I remember coming to this group, and lurking, feeling shy. To my surprise many authors suffered the same as I with low confidence. Its been a while since the time of lurking. But the pendulum has swung from feeling strong and accomplished to me floundering in a crisis in faith.
Stupid me thought I was passed this.
Moods swinging between success will be mine (one day) and why am I submitting (no one with any sense wants to read my work). It’s taking pure stubbornness, which I have a lot of, and force of will, which seems to be slipping away, to continue.
Recently, I’ve two of three stories rejected—as expected. Right. One was such a long shot that didn’t have a chance. The other was short I thought was pretty good; and rejected or not, I’m planning to add more to it and resubmit elsewhere. The third, I work really hard on and it was a big fat flop. I’m still stinging from that one.
So I have no choice but to dust off and carry on. But what I’m doing and what I’m feeling are in two different spectrums. Sure, hanging with other writers guides me to the optimistic next step. Spit shine the work again and resubmit elsewhere. This I will do. But under it all I’m wondering if I have any skills. Wondering if I’m wasting every editor’s time submitting at all.

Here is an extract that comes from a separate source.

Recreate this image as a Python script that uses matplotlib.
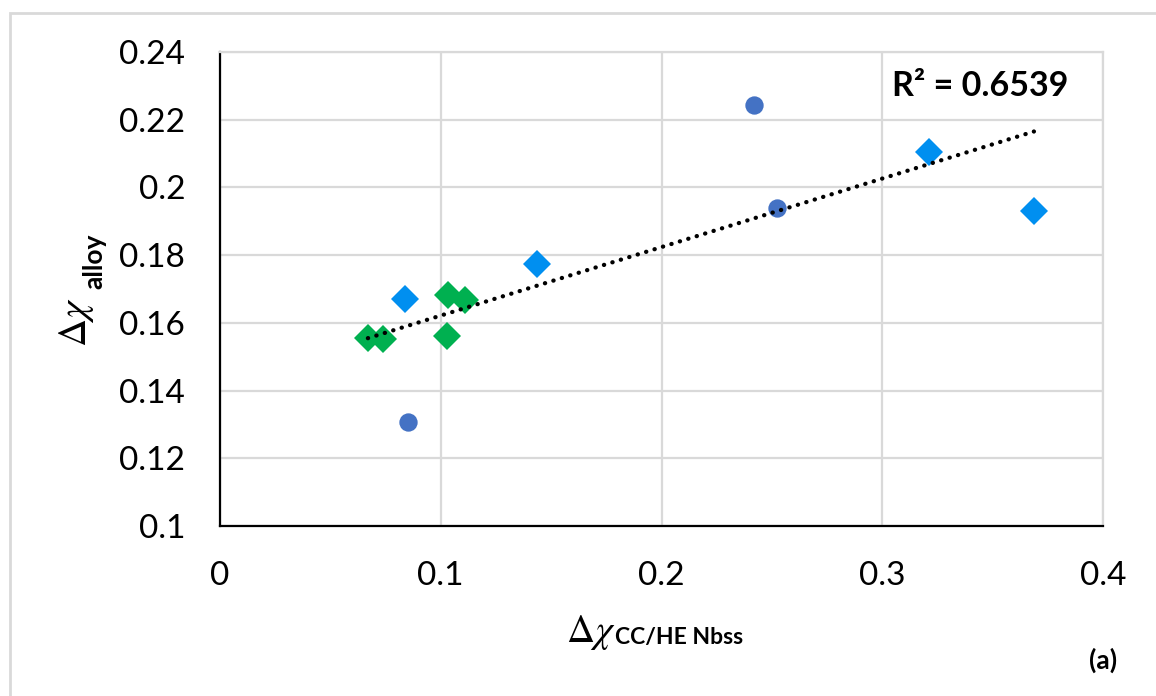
import numpy as np
import matplotlib.pyplot as plt
from matplotlib.patches import Rectangle

# scatter groups: delta chi (CC/HE Nbss) vs delta chi (alloy)
circ_x = [0.2419, 0.2523, 0.0852]
circ_y = [0.2243, 0.1939, 0.1307]

blue_x = [0.3212, 0.3687, 0.1436, 0.0838]
blue_y = [0.2105, 0.1930, 0.1774, 0.1670]

green_x = [0.0670, 0.0738, 0.1033, 0.1110, 0.1028]
green_y = [0.1555, 0.1552, 0.1682, 0.1667, 0.1561]

x_ticks = [0, 0.1, 0.2, 0.3, 0.4]
x_labels = ['0', '0.1', '0.2', '0.3', '0.4']
y_ticks = [0.1, 0.12, 0.14, 0.16, 0.18, 0.2, 0.22, 0.24]
y_labels = ['0.1', '0.12', '0.14', '0.16', '0.18', '0.2', '0.22', '0.24']
r2_text = 'R² = 0.6539'

plt.rcParams['font.family'] = ['Lato', 'DejaVu Sans']
plt.rcParams['mathtext.fontset'] = 'stix'

W, H = 1156, 696
fig = plt.figure(figsize=(W / 100, H / 100), dpi=100)
fig.patch.set_facecolor('white')

# light grey chart-area frame
fig.patches.append(Rectangle((10 / W, -0.1), 1.2, (H - 13) / H + 0.1,
                             transform=fig.transFigure, fill=False,
                             edgecolor='#d9d9d9', linewidth=2))

ax = fig.add_axes([220 / W, 1 - 526 / H, (1103 - 220) / W, (526 - 52) / H])
ax.set_xlim(0, 0.4)
ax.set_ylim(0.1, 0.24)
ax.set_xticks(x_ticks)
ax.set_xticklabels(x_labels)
ax.set_yticks(y_ticks)
ax.set_yticklabels(y_labels)
ax.tick_params(length=0, labelsize=24, pad=25, colors='black')
ax.grid(True, color='#d9d9d9', linewidth=1.6)
ax.set_axisbelow(True)
for side in ['top', 'right']:
    ax.spines[side].set_color('#d9d9d9')
    ax.spines[side].set_linewidth(1.6)
for side in ['left', 'bottom']:
    ax.spines[side].set_color('black')
    ax.spines[side].set_linewidth(1.6)

# linear trendline over all points
all_x = np.array(circ_x + blue_x + green_x)
all_y = np.array(circ_y + blue_y + green_y)
k, b = np.polyfit(all_x, all_y, 1)
tx = np.array([all_x.min(), all_x.max()])
ax.plot(tx, k * tx + b, color='black', linewidth=3.1,
        linestyle=(0, (0.05, 2.0)), dash_capstyle='round', zorder=4)

ax.plot(circ_x, circ_y, linestyle='None', marker='o', markersize=13.2,
        color='#4472c4', markeredgewidth=0, zorder=3)
ax.plot(blue_x, blue_y, linestyle='None', marker='D', markersize=14,
        color='#008ff0', markeredgewidth=0, zorder=3)
ax.plot(green_x, green_y, linestyle='None', marker='D', markersize=14,
        color='#00b050', markeredgewidth=0, zorder=3)

fig.text(892 / W, 1 - 96 / H, r2_text, fontsize=24.5, fontweight='bold',
         ha='left', va='baseline')

# axis titles: Greek symbols plus bold subscripts
fig.text(566 / W, 1 - 642 / H, r'$\Delta\chi$', fontsize=28,
         ha='left', va='baseline')
fig.text(615 / W, 1 - 644 / H, 'CC/HE Nbss', fontsize=16.5, fontweight='bold',
         ha='left', va='baseline')

fig.text(86 / W, 1 - 347 / H, r'$\Delta\chi$', fontsize=28,
         rotation=90, rotation_mode='anchor', ha='left', va='baseline')
fig.text(102 / W, 1 - 289 / H, 'alloy', fontsize=19, fontweight='bold',
         rotation=90, rotation_mode='anchor', ha='left', va='baseline')

fig.text(1103 / W, 1 - 660 / H, '(a)', fontsize=19, fontweight='bold',
         ha='center', va='center')

fig.savefig('out.png', dpi=100)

I haven’t been able to shake it. It sits in the back of my mind like a snarky kid in a classroom. And he doesn’t know when to shut up.
The only good news on this front is that I’m still trying. I know rejections are part of the business. I’m usually a woman with a good attitude. I’m full of hope, knowing a rainbow is never far away.
Thanks for letting me vent while I try to shake this off. I don’t know what I would do without all of you.